Led by scientists at the Technical University of Delft (‘Delphi team’), ca. 30 international companies in the geo-energy sector finance together new options in the field of geophysical imaging. With modern geo-imaging technology it is possible to look into the earth at large depths, making the complex geological structures visible and showing the composition and properties of rocks in great detail.
Advanced geophysical imaging is vital for the exploration and production of the Earth’s resources (hydrocarbons and minerals). Furthermore, it may play a crucial role in reducing the CO2 footprint on our planet by CO2 sequestration in a safe and sustainable manner. On a smaller depth scale, this technology can be utilized for geothermal activities or characterizing the near-surface area for engineering applications like underground construction and installing wind turbines.
The Delphi research is not only important for production, injection and engineering processes. Better understanding of the complex dynamic processes in the Earth – think at earthquakes and volcanic eruptions – is also of significant importance for society as a whole. In particular, geological layering represents an impressive archive that reveals the changing natural environment on planet Earth over millions of years. It is expected that the geo-sciences will play a key role in the research on climate change, revealing the many big changes in the Earth’s climate in the past.

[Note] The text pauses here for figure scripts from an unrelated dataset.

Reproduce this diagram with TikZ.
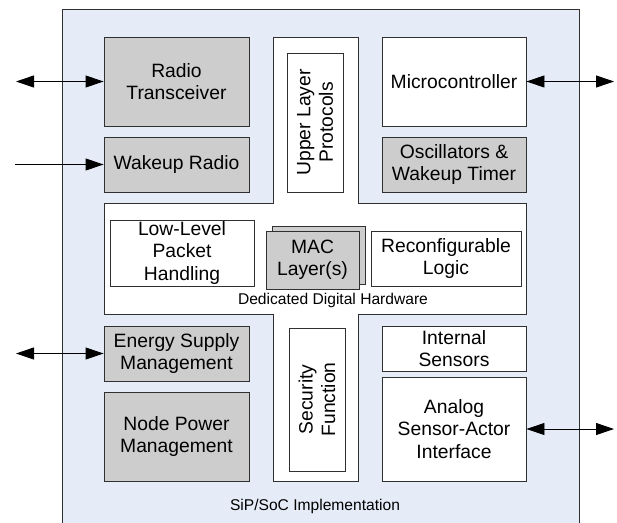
\documentclass[tikz,border=0pt]{standalone}
\usepackage{fontspec}
\setmainfont{Liberation Sans}
\usetikzlibrary{arrows.meta}
\definecolor{bgblue}{HTML}{E6ECF7}
\definecolor{boxgray}{HTML}{CDCDCD}
\definecolor{edge}{HTML}{303030}
\tikzset{
  blk/.style={draw=edge, line width=0.9pt, align=center, inner sep=0pt,
    font=\fontsize{19.3}{22.5}\selectfont, text=black},
  gblk/.style={blk, fill=boxgray},
  wblk/.style={blk, fill=white},
  rtxt/.style={rotate=90, align=center, inner sep=0pt, font=\fontsize{19.3}{22.5}\selectfont},
  lbl/.style={font=\fontsize{15.6}{18}\selectfont, inner sep=0pt},
  conn/.style={line width=0.9pt, draw=black},
  both/.style={conn, {Triangle[length=18pt, width=12pt]}-{Triangle[length=18pt, width=12pt]}},
  one/.style={conn, -{Triangle[length=18pt, width=12pt]}}
}
\begin{document}
\begin{tikzpicture}[x=1pt, y=-1pt]
\useasboundingbox (0,0) rectangle (617,522);
\clip (0,0) rectangle (617,522);
% outer SiP/SoC box
\draw[fill=bgblue, draw=edge, line width=0.9pt] (62,9) rectangle (579,540);
% cross-shaped digital hardware area
\draw[fill=white, draw=edge, line width=0.9pt]
  (273,37) -- (358,37) -- (358,203) -- (526,203) -- (526,314) -- (358,314)
  -- (358,481) -- (273,481) -- (273,314) -- (104,314) -- (104,203) -- (273,203) -- cycle;
% left column
\node[gblk, minimum width=145pt, minimum height=89pt] (rt) at (176.5,81.5) {Radio\\Transceiver};
\node[gblk, minimum width=145pt, minimum height=55pt] (wr) at (176.5,164.5) {Wakeup Radio};
\node[gblk, minimum width=145pt, minimum height=55pt] (esm) at (176.5,353.5) {Energy Supply\\Management};
\node[gblk, minimum width=145pt, minimum height=89pt] (npm) at (176.5,436.5) {Node Power\\Management};
% right column
\node[wblk, minimum width=144pt, minimum height=89pt] (mc) at (454,81.5) {Microcontroller};
\node[gblk, minimum width=144pt, minimum height=55pt] (osc) at (454,164.5) {Oscillators \&\\Wakeup Timer};
\node[wblk, minimum width=144pt, minimum height=45pt] (is) at (454,348.5) {Internal\\Sensors};
\node[wblk, minimum width=144pt, minimum height=104pt] (asa) at (454,429) {Analog\\Sensor-Actor\\Interface};
% center vertical
\node[wblk, minimum width=56pt, minimum height=139pt] (ulp) at (315,122.5) {};
\node[rtxt] (ulpt) at (ulp.center) {Upper Layer\\Protocols};
\node[wblk, minimum width=56pt, minimum height=143pt] (sf) at (317,399.5) {};
\node[rtxt] (sft) at (sf.center) {Security\\Function};
% horizontal bar
\node[wblk, minimum width=144pt, minimum height=66pt] (llp) at (182,253) {Low-Level\\Packet\\Handling};
\node[gblk, minimum width=93pt, minimum height=58pt] (macb) at (318.5,255) {};
\node[gblk, minimum width=93pt, minimum height=58pt] (mac) at (312.5,260) {MAC\\Layer(s)};
\node[wblk, minimum width=150pt, minimum height=55pt] (rl) at (446,258.5) {Reconfigurable\\Logic};
\node[lbl] (ddh) at (333,300) {Dedicated Digital Hardware};
\node[lbl] (sip) at (315,506) {SiP/SoC Implementation};
% external connectors
\coordinate (rtx) at (16,81.5);
\coordinate (wrx) at (15,164.5);
\coordinate (mcx) at (614,81.5);
\coordinate (esx) at (16,353.5);
\coordinate (asx) at (614,429);
\draw[both] (rtx) -- (rt.west);
\draw[one] (wrx) -- (wr.west);
\draw[both] (mc.east) -- (mcx);
\draw[both] (esx) -- (esm.west);
\draw[both] (asa.east) -- (asx);
\end{tikzpicture}
\end{document}
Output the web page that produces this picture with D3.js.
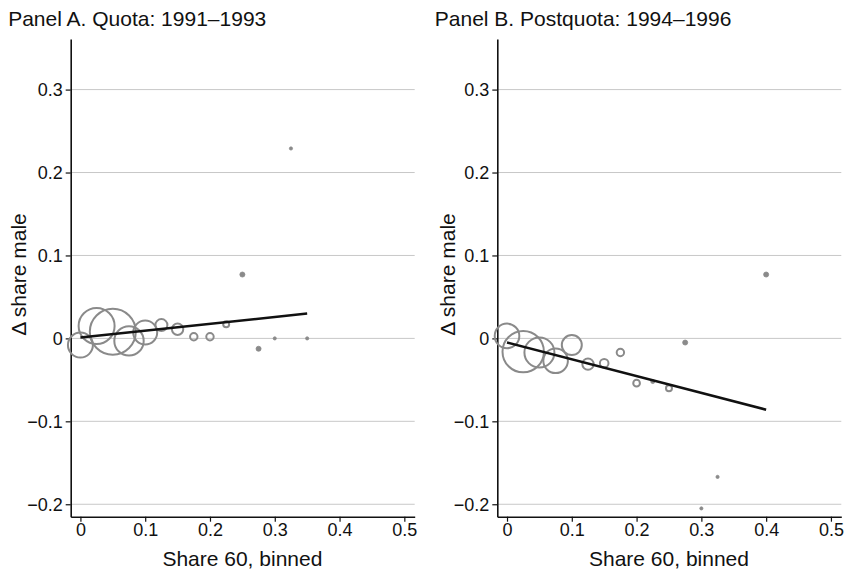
<!DOCTYPE html>
<html>
<head>
<meta charset="utf-8">
<script src="https://cdn.jsdelivr.net/npm/d3@7"></script>
<style>
  body { margin: 0; background: #fff; }
  svg { font-family: "Liberation Sans", Arial, Helvetica, sans-serif; }
</style>
</head>
<body>
<script>
// Panel A : Quota 1991-1993
const shareA  = [0, 0.025, 0.05, 0.075, 0.1, 0.125, 0.15, 0.175, 0.2, 0.225, 0.25, 0.275, 0.3, 0.325, 0.35];
const deltaA  = [-0.008, 0.015, 0.008, -0.003, 0.007, 0.016, 0.011, 0.002, 0.002, 0.017, 0.077, -0.0125, 0, 0.229, 0];
const poidsA  = [295, 612, 1000, 408, 272, 68, 61, 26, 26, 17, 12, 12, 4, 4, 4];
const ligneA  = [[0, 0.001], [0.35, 0.030]];

// Panel B : Postquota 1994-1996
const shareB  = [0, 0.025, 0.05, 0.075, 0.1, 0.125, 0.15, 0.175, 0.2, 0.225, 0.25, 0.275, 0.3, 0.325, 0.4];
const deltaB  = [0.003, -0.016, -0.017, -0.027, -0.008, -0.031, -0.030, -0.017, -0.054, -0.052, -0.060, -0.005, -0.205, -0.167, 0.077];
const poidsB  = [286, 810, 425, 286, 189, 61, 35, 26, 21, 8, 17, 12, 4, 3, 12];
const ligneB  = [[0, -0.005], [0.4, -0.086]];

const titres = ["Panel A. Quota: 1991\u20131993", "Panel B. Postquota: 1994\u20131996"];
const xTicks = [0, 0.1, 0.2, 0.3, 0.4, 0.5];
const yTicks = [-0.2, -0.1, 0, 0.1, 0.2, 0.3];

const largeur = 846, hauteur = 572;

let svg = d3.select("body").append("svg")
    .attr("width", largeur)
    .attr("height", hauteur);

// taille des cercles : aire proportionnelle au poids
let echelleR = d3.scaleSqrt().domain([0, 1000]).range([0, 23]);
const seuilPlein = 2.8;

const fmt = d => d === 0 ? "0" : d3.format(".1f")(d).replace("-", "\u2212");

function panneau(x0, decalLabel, titre, share, delta, poids, ligne) {
    let g = svg.append("g");

    let echelleX = d3.scaleLinear().domain([-0.015, 0.516]).range([x0, x0 + 344]);
    let echelleY = d3.scaleLinear().domain([-0.215, 0.361]).range([516.7, 39]);

    // titre du panneau
    g.append("text")
        .attr("x", x0 - 62.5)
        .attr("y", 26)
        .attr("font-size", 21)
        .attr("fill", "#111")
        .text(titre);

    // grille
    g.append("g").selectAll("line").data(yTicks).enter()
        .append("line")
        .attr("x1", x0).attr("x2", x0 + 344)
        .attr("y1", d => echelleY(d)).attr("y2", d => echelleY(d))
        .attr("stroke", "#c8c8c8")
        .attr("stroke-width", 1);

    // axes
    let axeY = d3.axisLeft(echelleY).tickValues(yTicks).tickFormat(fmt).tickSize(5).tickPadding(3).tickSizeOuter(0);
    let gy = g.append("g").attr("transform", "translate(" + x0 + ",0)").call(axeY);
    gy.selectAll("text").attr("font-size", 18).attr("fill", "#111");

    let axeX = d3.axisBottom(echelleX).tickValues(xTicks).tickFormat(fmt).tickSize(5).tickPadding(2).tickSizeOuter(0);
    let gx = g.append("g").attr("transform", "translate(0,516.7)").call(axeX);
    gx.selectAll("text").attr("font-size", 18).attr("fill", "#111");

    [gx, gy].forEach(a => {
        a.select(".domain").attr("stroke", "#111").attr("stroke-width", 1.6);
        a.selectAll(".tick line").attr("stroke", "#111").attr("stroke-width", 1.2);
    });

    // titres des axes
    g.append("text")
        .attr("x", echelleX(0.25))
        .attr("y", 566)
        .attr("text-anchor", "middle")
        .attr("font-size", 21)
        .attr("fill", "#111")
        .text("Share 60, binned");

    g.append("text")
        .attr("transform", "translate(" + (x0 - decalLabel) + "," + echelleY(0.077) + ") rotate(-90)")
        .attr("text-anchor", "middle")
        .attr("font-size", 21)
        .attr("fill", "#111")
        .text("\u0394 share male");

    // cercles pondérés (les tout petits paraissent pleins)
    let points = share.map((s, i) => ({ x: s, y: delta[i], n: poids[i] }));
    g.append("g").selectAll("circle").data(points).enter()
        .append("circle")
        .attr("cx", d => echelleX(d.x))
        .attr("cy", d => echelleY(d.y))
        .attr("r", d => echelleR(d.n) < seuilPlein ? Math.max(1.6, echelleR(d.n)) : echelleR(d.n))
        .attr("fill", d => echelleR(d.n) < seuilPlein ? "#8a8a8a" : "none")
        .attr("stroke", "#8a8a8a")
        .attr("stroke-width", d => echelleR(d.n) < seuilPlein ? 0.8 : 2);

    // droite de régression
    g.append("path")
        .datum(ligne)
        .attr("d", d3.line().x(d => echelleX(d[0])).y(d => echelleY(d[1])))
        .attr("stroke", "#111")
        .attr("stroke-width", 2.5)
        .attr("fill", "none");
}

panneau(70.7, 45, titres[0], shareA, deltaA, poidsA, ligneA);
panneau(497.3, 42, titres[1], shareB, deltaB, poidsB, ligneB);
</script>
</body>
</html>
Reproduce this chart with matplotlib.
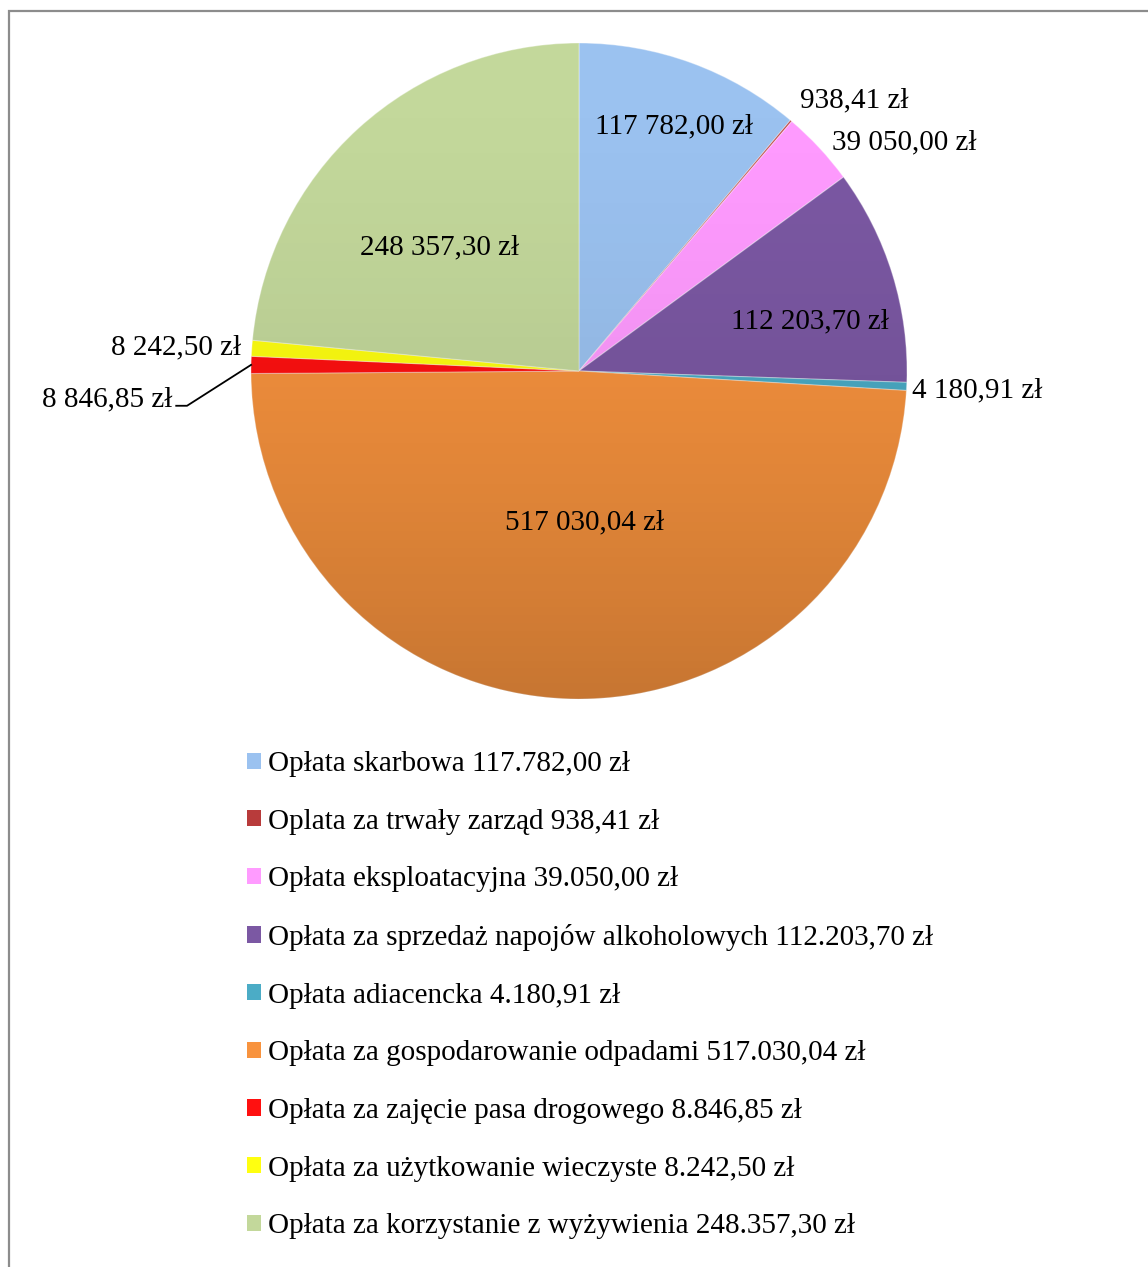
import numpy as np
import matplotlib.pyplot as plt
from matplotlib.patches import Patch, Rectangle, Circle

plt.rcParams['font.family'] = ['Liberation Serif', 'DejaVu Serif']

# values (zł) in chart order, clockwise from the top
values = [117782.00, 938.41, 39050.00, 112203.70, 4180.91,
          517030.04, 8846.85, 8242.50, 248357.30]
slice_labels = ['117 782,00 zł', '938,41 zł', '39 050,00 zł', '112 203,70 zł',
                '4 180,91 zł', '517 030,04 zł', '8 846,85 zł', '8 242,50 zł',
                '248 357,30 zł']
legend_labels = [
    'Opłata skarbowa 117.782,00 zł',
    'Oplata za trwały zarząd 938,41 zł',
    'Opłata eksploatacyjna 39.050,00 zł',
    'Opłata za sprzedaż napojów alkoholowych 112.203,70 zł',
    'Opłata adiacencka 4.180,91 zł',
    'Opłata za gospodarowanie odpadami 517.030,04 zł',
    'Opłata za zajęcie pasa drogowego 8.846,85 zł',
    'Opłata za użytkowanie wieczyste 8.242,50 zł',
    'Opłata za korzystanie z wyżywienia 248.357,30 zł',
]
colors = ['#9BC2F0', '#B83B3B', '#FF9BFF', '#7B58A3', '#4BACC6',
          '#F8933E', '#FF1010', '#FFFF10', '#C3D89B']

W, H = 1148, 1267
fig = plt.figure(figsize=(W / 100, H / 100), dpi=100)

# outer chart border (right and bottom edges are cut off in the original)
fig.add_artist(Rectangle((8.5 / W, -0.1), 1.2, 1.1 - 10.5 / H,
                         transform=fig.transFigure, fill=False,
                         edgecolor='#8C8C8C', linewidth=1.6))

# pie axes: centre (579, 371) px, radius 328 px
R = 328
cx, cy = 579, 371
half = 420
ax = fig.add_axes([(cx - half) / W, (H - cy - half) / H, 2 * half / W, 2 * half / H])

wedges, _ = ax.pie(values, colors=colors, startangle=90, counterclock=False,
                   radius=1, wedgeprops=dict(edgecolor=(1, 1, 1, 0.35), linewidth=0.8))

# soft vertical shading to mimic the bevelled look
grad = np.zeros((200, 2, 4))
t = np.linspace(0, 1, 200)[:, None]
grad[..., 3] = 0.2 * t ** 1.8
shade = ax.imshow(grad, extent=[-1, 1, -1, 1], aspect='auto', zorder=3,
                  interpolation='bilinear')
shade.set_clip_path(Circle((0, 0), 1, transform=ax.transData))
ax.set_xlim(-half / R, half / R)
ax.set_ylim(-half / R, half / R)
ax.set_aspect('equal')
ax.axis('off')

# label placement (in pie-radius units)
fs = 21
label_pos = {
    0: (0.290, 0.745, 'center'),
    1: (0.838, 0.825, 'center'),
    2: (0.992, 0.697, 'center'),
    3: (0.703, 0.150, 'center'),
    4: (1.016, -0.058, 'left'),
    5: (0.018, -0.460, 'center'),
    6: (-1.24, -0.085, 'right'),
    7: (-1.03, 0.072, 'right'),
    8: (-0.424, 0.378, 'center'),
}
for i, (x, y, ha) in label_pos.items():
    ax.text(x, y, slice_labels[i], ha=ha, va='center', fontsize=fs, zorder=5)

# leader line for the small red slice
mid = np.deg2rad((wedges[6].theta1 + wedges[6].theta2) / 2)
ax.plot([-1.228, -1.195, np.cos(mid)], [-0.106, -0.106, np.sin(mid)],
        color='black', lw=1.3)

# legend
handles = [Patch(facecolor=c, edgecolor='none') for c in colors]
fig.legend(handles, legend_labels, loc='upper left',
           bbox_to_anchor=(247 / W, 1 - 751 / H), frameon=False,
           prop=dict(size=fs), handlelength=0.48, handleheight=0.48,
           handletextpad=0.25, labelspacing=1.085, borderpad=0, borderaxespad=0)

fig.savefig('out.png', dpi=100, facecolor='white')
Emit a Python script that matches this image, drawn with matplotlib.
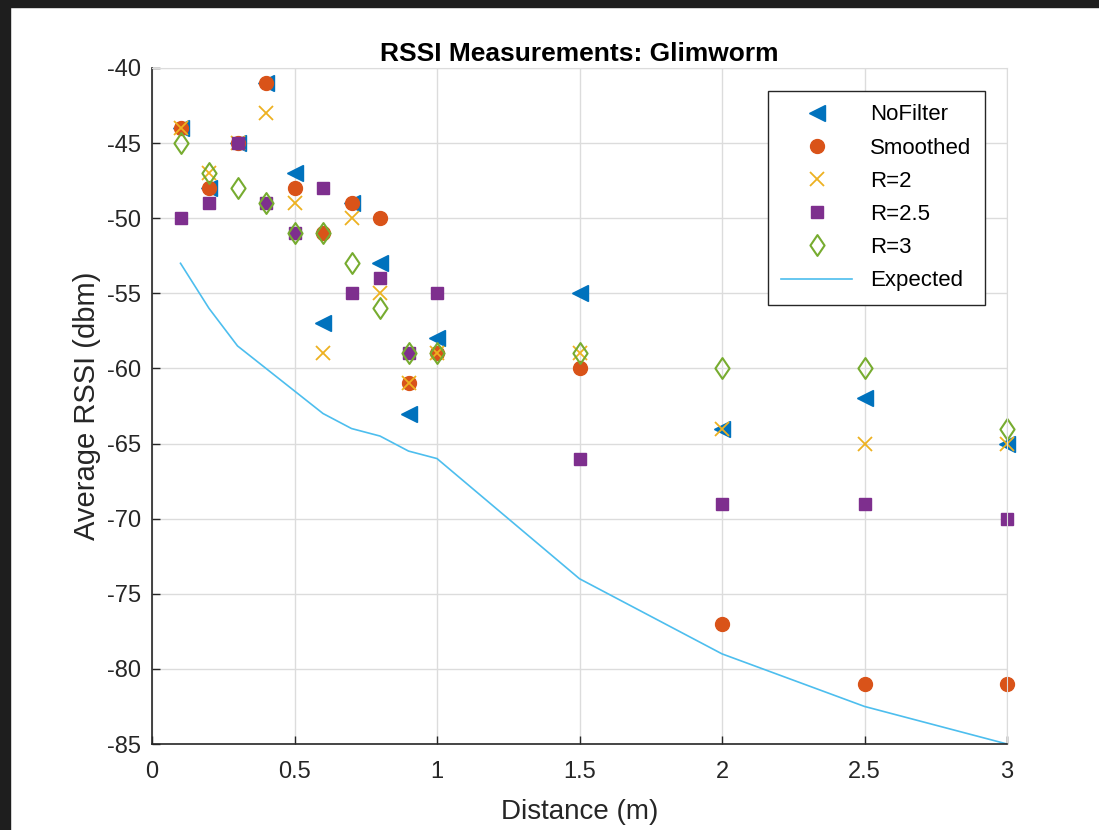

Besides aiming for conducting high-quality research we also strive to optimally bring these results to you. Currently, we give written reports (as PDFS), provide software releases and have twice a year our consortium meetings.Of course, we can always improve. Therefore, click on Delphi Enquête via which you can provide your feedback or suggestions to our program.
With kind regards, Eric Verschuur
The Delphi Consortium, founded in 1982 by professor Guus Berkhout, and currently directed by Dr. Eric Verschuur, provides participating companies insight into the world of the latest technological opportunities in the field of advanced acquisition, closed-loop, full wavefield seismic imaging and high-resolution characterization of the target area. The Delft research group focuses on the major bottlenecks that all companies have in common. Therefore, the research is fundamental and forward-looking (‘strategic fundamental’) and does not aim at solving specific problems of individual companies.
The research findings – being distributed in the form of reports, presentations and algorithms – are pre-competitive and are used by all participating companies to update their vision of the future. In addition, the Delphi algorithms function as an enabling ‘technology platform’ for the renewal of their products and services portfolio. Delphi creates options for the future. The participating companies make their own choices about what they do with those options.
A unique property of DELPHI is that scientific results are formulated at different levels of abstraction. This has the advantage that at the DELPHI meetings communication between researchers and sponsors occurs at a conceptual level, containing the essentials only. At lower levels, increasingly more theoretical detail is visible. The lowest level represents the DELPHI software, containing all required detail needed for application at the sponsor’s site.
The research within Delphi is based on maximizing the information from geophysical measurements and optimally making use of prior knowledge in terms of gravity data, EM and geologic information. Within this framework the topics of acquisition, processing, imaging and characterization of geophysical measurements are fully inter-connected, where the resolution requirements in the characterization phase drive the innovations in acquisition, within the given economic constraints. This is according to the Cyclic Innovation Model (CIM), which is the basis of our strategies.
The full wavefield approach ensures that all higher-order scattering in the measurements are considered as part of the total illumination of the subsurface. In this way, all ‘noise’ in the data becomes ‘signal’, multi-scattering problems become opportunities for additional illumination! Furthermore, the strategic use of Artificial Intelligence and Machine Learning technology provides a great support to our physics-based solutions.
In the long run, Delphi aims at extending its research to other application fields such as medical imaging and non-destructive testing. We believe that – despite its difference in scales – the high-resolution challenges and potential innovations are common in these fields. Examples are imaging in the human body in areas with bone (the chest, the brain) and using all high-order scattering in complex constructions.